The White Rabbit is a 1967 British four-part TV series starring Kenneth More. It is based on the book by Bruce Marshall.

Premise
The series is based on the story of Wing Commander F. F. E. Yeo-Thomas who fought for the French Resistance in World War Two. He is captured and tortured by the Gestapo.

Cast
Kenneth More as Wing Cmdr. Forest Frederick Edward “Tommy” Yeo-Thomas
Denise Buckley as Barbara, his girlfriend 
Frank Duncan as Commentator 
Christopher Benjamin as Cadillac 
Stephen Bradley as Ernst 
Robert Bruce as Col. Robinson
David Collings as Horace 
Annette Crosbie as José Dupuis, Yeo-Thomas' resistance contact
George Hagan as Pierre Brossolette
Alan MacNaughtan as Rudi (Gestapo interrogator)
Roy Purcell as Col. Brierley

Episodes
.Absalom (16 Sept 1967, repeated 20 Sept 1967)
.The Raising Up (23 Sept 1967, repeated 27 Sept 1967)
.The Faith (30 Sept 1967, repeated 4 Oct 1967)
.The Beginning (7 Oct 1967, repeated 11 Oct 1967)

Production
Michael Deeley got hold of a feature film script based on the book and managed to get Kenneth More interested. Deeley spoke to John Boulting about it and Boulting got the rights before Deeley could secure them. More loved the script and claimed he spent a year trying to make the film - at one stage they were set to start filming in July 1961 - but they could not clear up the rights. "Shouldn't think it would ever be made now," he said in 1962 

This detail is omitted in More's memoirs. According to those, he read a copy of the book while in Jamaica making Dark of the Sun. He took it to David Attenborough, head of features at the BBC, and suggested it would make an ideal four-part series. Film rights were held by American producer Hal Chester, but the BBC were able to make it provided they never repeated the program or sold it elsewhere. The BBC was willing to do this because More had been in the very successful series The Forsyte Saga.

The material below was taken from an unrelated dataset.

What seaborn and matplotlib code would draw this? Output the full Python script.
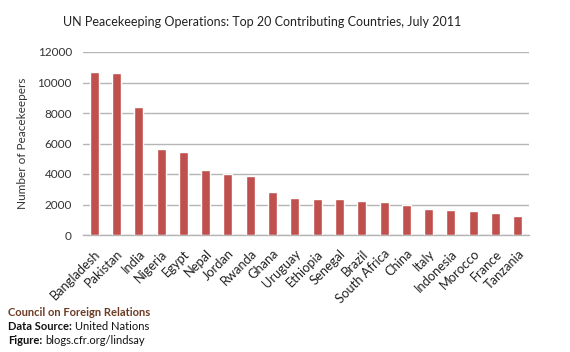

According to newspaper reports, the BBC announced it was going to film the book with More in September 1966. More called it "a realisation of a dream... I thought the chance had gone forever."

Filming started 27 July 1967.

The series was never sold and had to be destroyed within 28 days of broadcast.

Reception
The Evening Post called it "the best thing ever done by BBC-2."

The Guardian felt it was "too sadistic." The Daily Telegraph thought the character of Yeo Thomas "does not come clearly into focus."